Any talk these days that even hints at gun control is marked by caution. Still, in the wake of the latest tragedy in Orlando, Deborah Ross, a Raleigh Democrat challenging Burr, called for “common-sense gun safety.” Thorough background checks, she said during an appearance in Salisbury, would be a way to assure that would-be terrorists and those with a history of violence in their background didn’t get access to these weapons.
The common sense that Ross was alluding to initially seemed in short supply in the state House of Representatives when Rep. Larry Pittman, R-Cabarrus, along with co-sponsors Michael Speciale, R-Craven, Mark Brody, R-Union and Michele Presnell, R-Yancey, filed a bill to amend the N.C. Constitution to end requiring a permit to carry a concealed weapon.
|Rep. Larry Pittman,
|Rep. Michael Speciale,
|Rep. Mark Brody,
|Rep. Michele Presnell,
"We need to stop keeping law-abiding citizens from defending themselves," Pittman said. "The Second Amendment to the United States Constitution is the only permit an honest citizen needs to carry concealed weapons."
The bill was filed two days before the Orlando massacre.
Monday evening, House Speaker Tim Moore, R-Cleveland, sent the bill to the House Rules Committee, where it will likely snooze for the remainder of the legislative session. Rules Committee Chairman David Lewis, R-Harnett, said, with the pressing need to deal with the budget, he doesn’t expect to hold a hearing or vote on the bill.
Pittman’s proposal, frankly is as dumb as it is dangerous. Today, those seeking to carry concealed weapons must undergo a thorough back ground check, classroom instruction in gun laws and safety along with hands-on firearms training – certainly reasonable and a far-cry from any undue burden.

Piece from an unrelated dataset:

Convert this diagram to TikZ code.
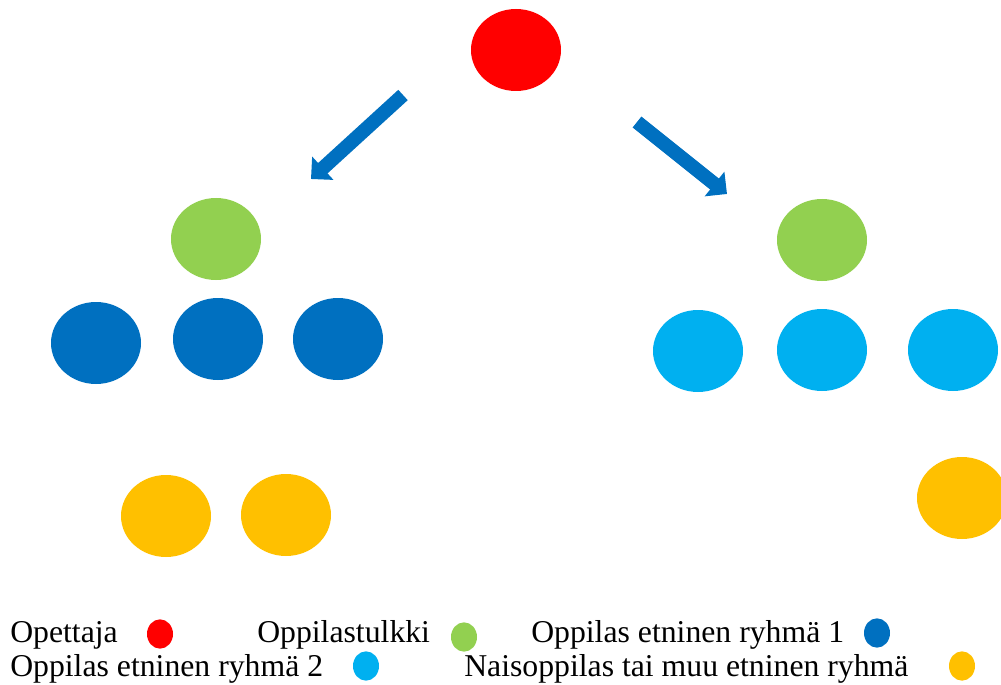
\documentclass[tikz,border=0pt]{standalone}
\usepackage{fontspec}
\setmainfont{Liberation Serif}
\usetikzlibrary{shapes.geometric, arrows.meta, positioning}
\definecolor{teacher}{RGB}{255,0,0}
\definecolor{interp}{RGB}{146,208,80}
\definecolor{groupone}{RGB}{0,112,192}
\definecolor{grouptwo}{RGB}{0,176,240}
\definecolor{girls}{RGB}{255,192,0}

\begin{document}
\begin{tikzpicture}[
    x=0.75pt, y=-0.75pt,
    pupil/.style={ellipse, minimum width=67.5pt, minimum height=61.5pt, inner sep=0pt},
    keydot/.style={ellipse, minimum width=19.5pt, minimum height=22pt, inner sep=0pt},
    keytext/.style={anchor=base west, inner sep=0pt, font=\fontsize{23.8}{28}\selectfont},
    arrow/.style={groupone, line width=10.5pt, -{Triangle[width=23pt,length=12pt]}}
]
\useasboundingbox (0,0) rectangle (1001,685);
\clip (0,0) rectangle (1001,685);

% Teacher
\node[pupil, fill=teacher] (opettaja) at (516,50) {};

% Left group
\node[pupil, fill=interp] (tulkki1) at (216,239) {};
\node[pupil, fill=groupone] (r1a) at (96,343) {};
\node[pupil, fill=groupone] (r1b) at (218,339) {};
\node[pupil, fill=groupone] (r1c) at (338,339) {};
\node[pupil, fill=girls] (nais1) at (166,516) {};
\node[pupil, fill=girls] (nais2) at (286,515) {};

% Right group
\node[pupil, fill=interp] (tulkki2) at (822,240) {};
\node[pupil, fill=grouptwo] (r2a) at (698,351) {};
\node[pupil, fill=grouptwo] (r2b) at (822,350) {};
\node[pupil, fill=grouptwo] (r2c) at (953,350) {};
\node[pupil, fill=girls] (nais3) at (962,498) {};

% Arrows
\coordinate (vasenalku) at (403,95);
\coordinate (vasenkarki) at (311,179);
\coordinate (oikeaalku) at (637,122);
\coordinate (oikeakarki) at (727,194);
\draw[arrow] (vasenalku) -- (vasenkarki);
\draw[arrow] (oikeaalku) -- (oikeakarki);

% Legend
\node[keytext] (l1) at (10,642) {Opettaja};
\node[keydot, fill=teacher] (d1) at (160,634) {};
\node[keytext] (l2) at (257,642) {Oppilastulkki};
\node[keydot, fill=interp] (d2) at (464,637) {};
\node[keytext] (l3) at (531,642) {Oppilas etninen ryhmä 1};
\node[keydot, fill=groupone] (d3) at (877,633) {};
\node[keytext] (l4) at (10,676) {Oppilas etninen ryhmä 2};
\node[keydot, fill=grouptwo] (d4) at (366,666) {};
\node[keytext] (l5) at (464,676) {Naisoppilas tai muu etninen ryhmä};
\node[keydot, fill=girls] (d5) at (962,666) {};

\end{tikzpicture}
\end{document}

A single gun in the wrong hands spells disaster. Overheated rhetoric and hyper- patriotic chest-thumping won’t prevent the next disaster, but a bit of common sense would be a good start. We must deliberatively figure out how to keep these assault-style weapons away from those who seek to harm the innocent, that will give us safer communities while still assuring law-abiding their Constitutional to bear arms.